The year 1930 happened to be the 1776 of the cheese business. The British company Lever Brothers merged with the Dutch cartel known as Margarine Union to form Unilever. After the merger of National Dairy Products with Kraft everything avalanched, faster than anybody was ready for, climaxing in the Cheese Corridor Incursion, a wildcat operation denounced at the time variously as Bolshevik, cartel, or Capone-related though in fact nobody knew where it came from, a major sector of Wisconsin decheesed in the blink of an eye, entire cheese inventories hacked right out the gates of more than one cheeseworks, from Sheboygan on west, one after the other, a coordinated rolling knock-over, truckloads of case-hardened palookas, many said to be from Illinois, trooping in and out of plants big and small, tossing provolones back and forth like footballs, rolling along the ground giant waxed wheels of domestic Parmesan, no cash taken, no payrolls, only physical cheese, Colby longhorns, bricks of Brick wrapped in tinfoil and carried away by the hodful, storming on down the Cheese Corridorin a bold sweep already “legend-dairy”, as newspaper extras were proclaiming before it was even over with. What didn’t get gobbled down on the spot or stashed for further aging in caves at secret locations was quickly distributed among lunch wagons, soup kitchens, one-arm joints throughout the upper Midwest, effectively down the hatches of the hungry inside of forty-eight hours.

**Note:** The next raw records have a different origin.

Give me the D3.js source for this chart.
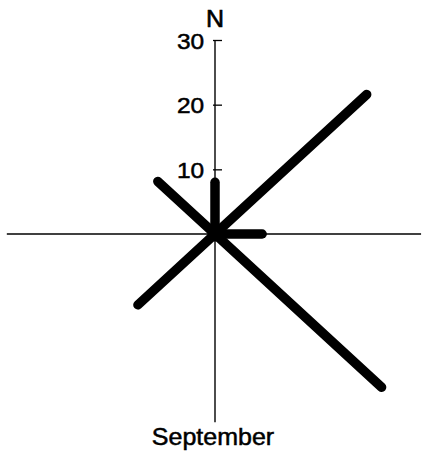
<!DOCTYPE html>
<html>
<head>
<meta charset="utf-8">
<script src="https://cdn.jsdelivr.net/npm/d3@7"></script>
<style>
  html, body { margin: 0; padding: 0; background: #fff; }
  svg { display: block; }
  text { font-family: "Liberation Sans", Arial, Helvetica, sans-serif; fill: #000; }
</style>
</head>
<body>
<svg id="rose" width="423" height="458"></svg>
<script>
// Wind direction frequencies for September (one arm per compass point)
const directions = ["N", "NE", "E", "SE", "S", "SW", "W", "NW"];
const frequency  = [8, 30.5, 6.7, 33.5, 0, 15.5, 0, 11.5];

// Radial axis ticks and labels
const tickValues = [10, 20, 30];
const northLabel = "N";
const monthLabel = "September";

const W = 423, H = 458;
const cx = 215, cy = 234;
const stretch = 1.0876;          // horizontal / vertical scale ratio of the plot

const svg = d3.select("#rose");

// Vertical distances (north-south) and horizontal distances (east-west)
const yScale = d3.scaleLinear().domain([0, 30]).range([cy, cy - 194]);
const xScale = d3.scaleLinear().domain([0, 30]).range([cx, cx + 194 * stretch]);

// Cross-hair axes
svg.append("line")
  .attr("x1", xScale(-29.6)).attr("x2", xScale(29.3))
  .attr("y1", cy).attr("y2", cy)
  .attr("stroke", "#000").attr("stroke-width", 1.4);

svg.append("line")
  .attr("x1", cx).attr("x2", cx)
  .attr("y1", yScale(30)).attr("y2", yScale(-29.1))
  .attr("stroke", "#000").attr("stroke-width", 1.4);

// North axis with ticks to the right and labels on the left
const axis = d3.axisLeft(yScale)
  .tickValues(tickValues)
  .tickSizeInner(-7)
  .tickSizeOuter(0)
  .tickPadding(10)
  .tickFormat(d3.format("d"));

const axisG = svg.append("g")
  .attr("transform", `translate(${cx},0)`)
  .call(axis);

axisG.select(".domain").remove();
axisG.selectAll(".tick line")
  .attr("x1", -2)
  .attr("stroke", "#000")
  .attr("stroke-width", 1.3);
axisG.selectAll(".tick text")
  .attr("font-size", 22.5)
  .attr("font-family", "Liberation Sans, Arial, sans-serif")
  .attr("fill", "#000")
  .attr("stroke", "#000")
  .attr("stroke-width", 0.5)
  .attr("dy", "0.36em")
  .attr("transform", `scale(${stretch},1)`);

// Frequency arms
const arms = directions.map((d, i) => ({ dir: d, value: frequency[i], angle: i * Math.PI / 4 }))
  .filter(d => d.value > 0);

svg.append("g").selectAll("line")
  .data(arms)
  .join("line")
  .attr("x1", cx).attr("y1", cy)
  .attr("x2", d => xScale(d.value * Math.sin(d.angle)))
  .attr("y2", d => yScale(d.value * Math.cos(d.angle)))
  .attr("stroke", "#000")
  .attr("stroke-width", 9.5)
  .attr("stroke-linecap", "round");

// Hub where the arms meet
svg.append("circle")
  .attr("cx", cx).attr("cy", cy).attr("r", 7.5)
  .attr("fill", "#000");

// North marker and month caption
svg.append("g")
  .attr("transform", `translate(215,27) scale(${stretch},1)`)
  .append("text")
  .attr("text-anchor", "middle")
  .attr("font-size", 23)
  .attr("stroke", "#000")
  .attr("stroke-width", 0.6)
  .text(northLabel);

svg.append("g")
  .attr("transform", `translate(213,445) scale(${stretch},1)`)
  .append("text")
  .attr("text-anchor", "middle")
  .attr("font-size", 23)
  .attr("stroke", "#000")
  .attr("stroke-width", 0.5)
  .text(monthLabel);
</script>
</body>
</html>
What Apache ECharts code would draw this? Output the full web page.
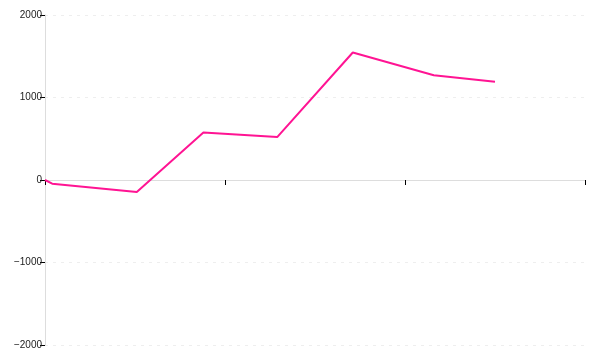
<!DOCTYPE html>
<html><head><meta charset="utf-8">
<script src="https://cdn.jsdelivr.net/npm/echarts@6/dist/echarts.min.js"></script>
<style>html,body{margin:0;padding:0;background:#fff}#c{width:600px;height:360px}</style>
</head><body><div id="c"></div>
<script>
const xValues = [0, 0.04, 0.51, 0.88, 1.29, 1.71, 2.16, 2.5];
const yValues = [0, -45, -145, 575, 520, 1545, 1270, 1190];
const yTicks = [-2000, -1000, 0, 1000, 2000];

const chart = echarts.init(document.getElementById('c'), null, {renderer: 'canvas'});
chart.setOption({
  animation: false,
  grid: {left: 45, right: 15, top: 15, bottom: 15},
  xAxis: {
    type: 'value', min: 0, max: 3, interval: 1,
    axisLine: {onZero: true, lineStyle: {color: '#ddd', width: 1}},
    axisTick: {show: true, length: 5, lineStyle: {color: '#000'}},
    axisLabel: {show: false},
    splitLine: {show: false}
  },
  yAxis: {
    type: 'value', min: yTicks[0], max: yTicks[yTicks.length - 1], interval: 1000,
    axisLine: {show: true, onZero: false, lineStyle: {color: '#ddd'}},
    axisTick: {show: true, length: 5, lineStyle: {color: '#000'}},
    axisLabel: {margin: 3, color: '#222', fontSize: 10, fontFamily: 'Liberation Sans',
      formatter: v => String(v).replace('-', '\u2212')},
    splitLine: {show: true, lineStyle: {color: '#eee', type: [3, 5]}}
  },
  series: [{
    type: 'line',
    data: xValues.map((x, i) => [x, yValues[i]]),
    showSymbol: false,
    lineStyle: {color: '#ff1493', width: 2},
    itemStyle: {color: '#ff1493'}
  }]
});
</script></body></html>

Shadow Ticket, pages 85 - 86
Here, Pynchon’s brief history of cheese contains several very Pynchonian elements. First, there is the word play. He mashes together ‘Lever Brother’ and ‘Margaret Union’ to form ‘Unilever’, which is surprisingly close to reality (Lever Brothers and the Dutch margarine producer Margarine Unie merged in 1929 to form Unilever). He also produces the groan-worthy pun “legend-dairy”. The details of his cheese history are similar to events in the Prohibition era – Pynchon uses Capone’s name to help make the point – thus parodying issues around prohibition and the liquor trade to create a whimsical, comical history, with ridiculous details like the cheese used as footballs and cheese wheels stolen by wheeling them away. The use of words like “decheesed” and ‘inventories hacked’ suggest a situation of great gravity that is difficult to take seriously, thereby lightening the real events of the era for the purposes of Pynchon’s fiction.